There is a difference between reward-based training and bribery.

To be able to get your dog to engage in training with you there must be some incentive for the dog to do that. He needs to be interested and motivated to ‘sign-up’ for the training. He needs to think that there’s something in it for him.

We’re the same. Think about what your response would be if a company that was unknown to you approached you and offered you a job. ‘Great’ you might think. Then they add ‘but we’re not going to pay you for the work that you do’. What would be your response then?

In this situation you know nothing about the company except that they want you to work for them for nothing. So, really there’s no incentive for you to take up their offer.

You might say well, some people do voluntary work, they work for nothing. No, they don’t. People who volunteer get something out of it. Whether that’s the satisfaction of being able to give time, energy or to use their skills to help in some way, or whether it’s an opportunity to get involved in something that they’re passionate about, there is some kind of ‘reward’. Would you sign up to do voluntary work in an area that you have no interest in or that you hate?

So, when we engage in ‘work’, we do something in exchange for ‘payment’, whether that payment is the satisfaction of helping or a monetary payment. So, you do something THEN you get paid. This is not bribery!

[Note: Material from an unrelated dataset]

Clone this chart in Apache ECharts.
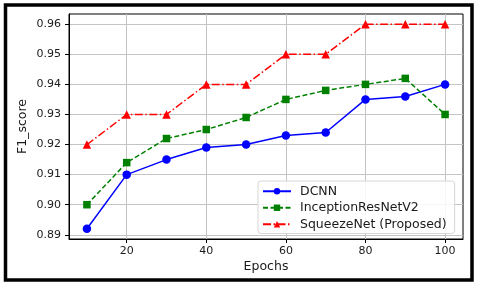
<!DOCTYPE html>
<html>
<head>
<meta charset="utf-8">
<script src="https://cdn.jsdelivr.net/npm/echarts@6/dist/echarts.min.js"></script>
<style>
html,body{margin:0;padding:0;background:#fff;}
#c{width:480px;height:286px;}
</style>
</head>
<body>
<div id="c"></div>
<script>
const epochs = [10, 20, 30, 40, 50, 60, 70, 80, 90, 100];
const dcnn = [0.892, 0.910, 0.915, 0.919, 0.920, 0.923, 0.924, 0.935, 0.936, 0.940];
const inception = [0.900, 0.914, 0.922, 0.925, 0.929, 0.935, 0.938, 0.940, 0.942, 0.930];
const squeeze = [0.920, 0.930, 0.930, 0.940, 0.940, 0.950, 0.950, 0.960, 0.960, 0.960];
const xTicks = [20, 40, 60, 80, 100];
const yTicks = [0.89, 0.90, 0.91, 0.92, 0.93, 0.94, 0.95, 0.96];
const seriesNames = ['DCNN', 'InceptionResNetV2', 'SqueezeNet (Proposed)'];

const pair = vals => epochs.map((e, i) => [e, vals[i]]);
const FONT = 'DejaVu Sans';

const chart = echarts.init(document.getElementById('c'), null, {renderer: 'canvas'});
chart.setOption({
  animation: false,
  backgroundColor: '#fff',
  textStyle: {fontFamily: FONT},
  grid: {left: 69, top: 14, right: 17, bottom: 47, show: true, borderColor: '#000', borderWidth: 1, backgroundColor: 'transparent'},
  graphic: [{
    type: 'rect', shape: {x: 5.5, y: 5, width: 466.5, height: 275}, z: 100,
    style: {fill: 'none', stroke: '#000', lineWidth: 3.5}
  }],
  legend: {
    orient: 'vertical', left: 258, top: 181,
    padding: [3, 8, 2, 4], itemGap: 2, itemWidth: 28, itemHeight: 8,
    backgroundColor: 'rgba(255,255,255,0.85)', borderColor: '#d6d6d6', borderWidth: 1, borderRadius: 3,
    textStyle: {fontFamily: FONT, fontSize: 12.5, color: '#1a1a1a', padding: [0, 0, 0, 4], lineHeight: 14.5},
    data: seriesNames
  },
  xAxis: {
    type: 'value', min: 5.5, max: 104.5,
    name: 'Epochs', nameLocation: 'middle', nameGap: 21, nameMoveOverlap: false,
    nameTextStyle: {fontFamily: FONT, fontSize: 12.5, color: '#1a1a1a'},
    axisLine: {show: true, onZero: false, lineStyle: {color: '#000', width: 1}},
    axisTick: {show: true, length: 4, customValues: xTicks, lineStyle: {color: '#000'}},
    axisLabel: {customValues: xTicks, margin: 7, fontFamily: FONT, fontSize: 11, color: '#1a1a1a'},
    splitLine: {show: true, lineStyle: {color: '#c4c4c4', width: 1}}
  },
  yAxis: {
    type: 'value', min: 0.8886, max: 0.9634,
    name: 'F1_score', nameLocation: 'middle', nameGap: 40, nameMoveOverlap: false,
    nameTextStyle: {fontFamily: FONT, fontSize: 12.5, color: '#1a1a1a'},
    axisLine: {show: true, onZero: false, lineStyle: {color: '#000', width: 1}},
    axisTick: {show: true, length: 4, customValues: yTicks, lineStyle: {color: '#000'}},
    axisLabel: {customValues: yTicks, margin: 8, fontFamily: FONT, fontSize: 11, color: '#1a1a1a',
      formatter: v => v.toFixed(2)},
    splitLine: {show: true, lineStyle: {color: '#c4c4c4', width: 1}}
  },
  series: [
    {name: seriesNames[0], type: 'line', data: pair(dcnn), symbol: 'circle', symbolSize: 8.5,
     itemStyle: {color: '#0000ff'}, lineStyle: {color: '#0000ff', width: 1.5, type: 'solid'}},
    {name: seriesNames[1], type: 'line', data: pair(inception), symbol: 'rect', symbolSize: 7.5,
     itemStyle: {color: '#008000'}, lineStyle: {color: '#008000', width: 1.5, type: [5, 2.5]}},
    {name: seriesNames[2], type: 'line', data: pair(squeeze), symbol: 'triangle', symbolSize: 8.5,
     itemStyle: {color: '#ff0000'}, lineStyle: {color: '#ff0000', width: 1.5, type: [8, 2.5, 1.5, 2.5]}}
  ]
});
</script>
</body>
</html>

Bribery is when I say to someone ‘I want you to do something for me, here’s £5, now will you do it?’

If I’m lucky, the person may carry out the task. However, they might not, and they’ve got the £5 into the bargain. If it’s the second case, I’m in a sticky situation. I’ve paid £5 and the task still isn’t done. At this point I have 2 choices. I can give up and the task doesn’t get done, or I can ‘up’ the bribe. So, I give the person £10 and ask them to do the task. If they’re smart, they’ll realise they’re onto a good thing and they’ll take the £10 and still refuse to do the task. They’re bargaining on you offering more. This will continue until you no longer are willing to pay. This point signals the end of the engagement between you. The relationship is over.

These principles are the same with our dogs. When a puppy, or an older dog who has had little training, starts out they don’t know what this ‘training’ lark is about. So, at the beginning, we might notice the pup doing something that we like – say we took them outside and they did the toilet – we would mark this event/behaviour in some way (a word like ‘yes’ or a clicker) to let the pup know that something significant happened, (even though at this stage they don’t have a clue what this was) and then we follow through with a treat as payment. So, the ‘work’ (having a pee in this case) has been done, then they get payment (treat). The dog then must use its brain to work out what he did that got him the payment of the treat. Training in this way develops learning in the dog that enables him to think for himself and to problem solve in a constructive way. It also provides the potential to develop the training – the dog gradually gets to know ‘what this training lark is about’ - and therefore the relationship between you develops naturally as a product of the training.

Think about another scenario. You ask your dog to sit, he does nothing, and you give him the treat in the hope that he’ll sit. This is bribery. As in the above bribery scenario, the dog has got his treat for nothing. You think ‘that didn’t work so I’d better make it more worth his while’, and you offer a higher value treat. Maybe you started with a piece of kibble (quite low value and probably not very interesting) so next time you offer a bit of cheese. Still no ‘sit’, but boy, is your dog learning! Unfortunately, he’s not learning what you want him to learn. You then up the ante and offer a piece of juicy steak. He accepts it with relish, but still no ‘sit’. He’s learning that if he does nothing, you’ll respond by producing evermore tasty treats. At this point you probably give up, thinking your dog is incapable of learning anything and that this ‘training lark’ doesn’t work. Your relationship deteriorates to the point where you are both ‘doing your own thing’ with very little interaction between you. Sound familiar?

Hence, ‘reward-based’ training works and bribery doesn’t, and they are two very different things!